— YOUR INSTRUCTIONS —
Restate the material word for word and leave out anything that is a picture.

— GIVEN MATERIAL —
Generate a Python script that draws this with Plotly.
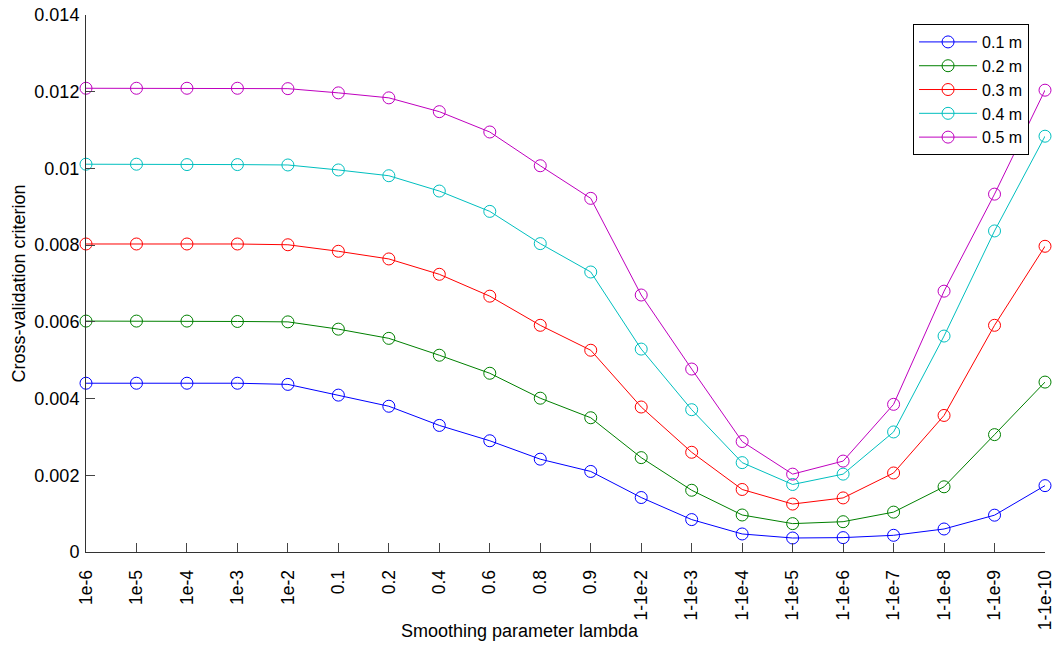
import plotly.graph_objects as go

categories = ["1e-6", "1e-5", "1e-4", "1e-3", "1e-2", "0.1", "0.2", "0.4", "0.6", "0.8", "0.9",
              "1-1e-2", "1-1e-3", "1-1e-4", "1-1e-5", "1-1e-6", "1-1e-7", "1-1e-8", "1-1e-9", "1-1e-10"]

cv_01 = [0.00440, 0.00440, 0.00440, 0.00440, 0.00437, 0.00409, 0.00380, 0.00330, 0.00290, 0.00242,
         0.00210, 0.00142, 0.000845, 0.00047, 0.000365, 0.000375, 0.000435, 0.00060, 0.00096, 0.00173]
cv_02 = [0.00602, 0.00602, 0.00602, 0.00601, 0.00600, 0.00581, 0.00557, 0.00513, 0.00466, 0.00401,
         0.00350, 0.00246, 0.00161, 0.000965, 0.00074, 0.00079, 0.00104, 0.00170, 0.00306, 0.00443]
cv_03 = [0.00803, 0.00803, 0.00803, 0.00803, 0.00801, 0.00784, 0.00764, 0.00724, 0.00667, 0.00591,
         0.00526, 0.00378, 0.00260, 0.00163, 0.00125, 0.00141, 0.00206, 0.00356, 0.00591, 0.00797]
cv_04 = [0.01011, 0.01011, 0.01010, 0.01010, 0.01009, 0.00996, 0.00981, 0.00941, 0.00888, 0.00804,
         0.00730, 0.00529, 0.00371, 0.00233, 0.00176, 0.00203, 0.00313, 0.00563, 0.00837, 0.01084]
cv_05 = [0.01209, 0.01209, 0.01209, 0.01209, 0.01208, 0.01197, 0.01184, 0.01148, 0.01095, 0.01007,
         0.00922, 0.00670, 0.00477, 0.00288, 0.00203, 0.00237, 0.00385, 0.00680, 0.00933, 0.01204]

series_names = ["0.1 m", "0.2 m", "0.3 m", "0.4 m", "0.5 m"]
series_values = [cv_01, cv_02, cv_03, cv_04, cv_05]
colors = ["#0000FF", "#008000", "#FF0000", "#00BFBF", "#BF00BF"]

y_tickvals = [0, 0.002, 0.004, 0.006, 0.008, 0.01, 0.012, 0.014]
y_ticktext = ["0", "0.002", "0.004", "0.006", "0.008", "0.01", "0.012", "0.014"]

FONT = "Liberation Sans, Arial, Helvetica, sans-serif"

fig = go.Figure()
for name, vals, col in zip(series_names, series_values, colors):
    fig.add_trace(go.Scatter(
        x=categories, y=vals, name=name, mode="lines+markers",
        line=dict(color=col, width=1),
        marker=dict(symbol="circle-open", size=12, color=col, line=dict(width=1, color=col)),
        cliponaxis=False,
    ))

fig.update_layout(
    width=1061, height=649,
    margin=dict(l=86, r=16, t=15, b=97, autoexpand=False),
    paper_bgcolor="white", plot_bgcolor="white",
    font=dict(family=FONT, size=18, color="black"),
    showlegend=True,
    legend=dict(
        x=0.8624, y=0.9832, xanchor="left", yanchor="top",
        bordercolor="black", borderwidth=1, bgcolor="white",
        font=dict(family=FONT, size=16, color="black"),
        itemwidth=58,
        tracegroupgap=0,
    ),
    xaxis=dict(
        type="category", range=[0, len(categories) - 1],
        automargin=False,
        showgrid=False, zeroline=False,
        showline=True, linecolor="#333333", linewidth=1,
        ticks="inside", ticklen=9, tickcolor="#444444", tickwidth=1,
        tickangle=-90, ticklabelstandoff=10,
        tickfont=dict(family=FONT, size=17.5, color="black"),
    ),
    yaxis=dict(
        range=[0, 0.014],
        automargin=False,
        tickvals=y_tickvals, ticktext=y_ticktext,
        showgrid=False, zeroline=False,
        showline=True, linecolor="#333333", linewidth=1,
        ticks="inside", ticklen=9, tickcolor="#444444", tickwidth=1,
        ticklabelstandoff=2,
        tickfont=dict(family=FONT, size=18, color="black"),
    ),
    annotations=[
        dict(text="Smoothing parameter lambda", xref="paper", yref="paper",
             x=0.453, y=-0.148, xanchor="center", yanchor="middle", showarrow=False,
             font=dict(family=FONT, size=18, color="black")),
        dict(text="Cross-validation criterion", xref="paper", yref="paper",
             x=-0.0709, y=0.5, xanchor="center", yanchor="middle", showarrow=False,
             textangle=-90,
             font=dict(family=FONT, size=18, color="black")),
    ],
)

fig.write_html("out.html")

— TASK RESPONSE —
Generate a Python script that draws this with Plotly.
import plotly.graph_objects as go

categories = ["1e-6", "1e-5", "1e-4", "1e-3", "1e-2", "0.1", "0.2", "0.4", "0.6", "0.8", "0.9",
              "1-1e-2", "1-1e-3", "1-1e-4", "1-1e-5", "1-1e-6", "1-1e-7", "1-1e-8", "1-1e-9", "1-1e-10"]

cv_01 = [0.00440, 0.00440, 0.00440, 0.00440, 0.00437, 0.00409, 0.00380, 0.00330, 0.00290, 0.00242,
         0.00210, 0.00142, 0.000845, 0.00047, 0.000365, 0.000375, 0.000435, 0.00060, 0.00096, 0.00173]
cv_02 = [0.00602, 0.00602, 0.00602, 0.00601, 0.00600, 0.00581, 0.00557, 0.00513, 0.00466, 0.00401,
         0.00350, 0.00246, 0.00161, 0.000965, 0.00074, 0.00079, 0.00104, 0.00170, 0.00306, 0.00443]
cv_03 = [0.00803, 0.00803, 0.00803, 0.00803, 0.00801, 0.00784, 0.00764, 0.00724, 0.00667, 0.00591,
         0.00526, 0.00378, 0.00260, 0.00163, 0.00125, 0.00141, 0.00206, 0.00356, 0.00591, 0.00797]
cv_04 = [0.01011, 0.01011, 0.01010, 0.01010, 0.01009, 0.00996, 0.00981, 0.00941, 0.00888, 0.00804,
         0.00730, 0.00529, 0.00371, 0.00233, 0.00176, 0.00203, 0.00313, 0.00563, 0.00837, 0.01084]
cv_05 = [0.01209, 0.01209, 0.01209, 0.01209, 0.01208, 0.01197, 0.01184, 0.01148, 0.01095, 0.01007,
         0.00922, 0.00670, 0.00477, 0.00288, 0.00203, 0.00237, 0.00385, 0.00680, 0.00933, 0.01204]

series_names = ["0.1 m", "0.2 m", "0.3 m", "0.4 m", "0.5 m"]
series_values = [cv_01, cv_02, cv_03, cv_04, cv_05]
colors = ["#0000FF", "#008000", "#FF0000", "#00BFBF", "#BF00BF"]

y_tickvals = [0, 0.002, 0.004, 0.006, 0.008, 0.01, 0.012, 0.014]
y_ticktext = ["0", "0.002", "0.004", "0.006", "0.008", "0.01", "0.012", "0.014"]

FONT = "Liberation Sans, Arial, Helvetica, sans-serif"

fig = go.Figure()
for name, vals, col in zip(series_names, series_values, colors):
    fig.add_trace(go.Scatter(
        x=categories, y=vals, name=name, mode="lines+markers",
        line=dict(color=col, width=1),
        marker=dict(symbol="circle-open", size=12, color=col, line=dict(width=1, color=col)),
        cliponaxis=False,
    ))

fig.update_layout(
    width=1061, height=649,
    margin=dict(l=86, r=16, t=15, b=97, autoexpand=False),
    paper_bgcolor="white", plot_bgcolor="white",
    font=dict(family=FONT, size=18, color="black"),
    showlegend=True,
    legend=dict(
        x=0.8624, y=0.9832, xanchor="left", yanchor="top",
        bordercolor="black", borderwidth=1, bgcolor="white",
        font=dict(family=FONT, size=16, color="black"),
        itemwidth=58,
        tracegroupgap=0,
    ),
    xaxis=dict(
        type="category", range=[0, len(categories) - 1],
        automargin=False,
        showgrid=False, zeroline=False,
        showline=True, linecolor="#333333", linewidth=1,
        ticks="inside", ticklen=9, tickcolor="#444444", tickwidth=1,
        tickangle=-90, ticklabelstandoff=10,
        tickfont=dict(family=FONT, size=17.5, color="black"),
    ),
    yaxis=dict(
        range=[0, 0.014],
        automargin=False,
        tickvals=y_tickvals, ticktext=y_ticktext,
        showgrid=False, zeroline=False,
        showline=True, linecolor="#333333", linewidth=1,
        ticks="inside", ticklen=9, tickcolor="#444444", tickwidth=1,
        ticklabelstandoff=2,
        tickfont=dict(family=FONT, size=18, color="black"),
    ),
    annotations=[
        dict(text="Smoothing parameter lambda", xref="paper", yref="paper",
             x=0.453, y=-0.148, xanchor="center", yanchor="middle", showarrow=False,
             font=dict(family=FONT, size=18, color="black")),
        dict(text="Cross-validation criterion", xref="paper", yref="paper",
             x=-0.0709, y=0.5, xanchor="center", yanchor="middle", showarrow=False,
             textangle=-90,
             font=dict(family=FONT, size=18, color="black")),
    ],
)

fig.write_html("out.html")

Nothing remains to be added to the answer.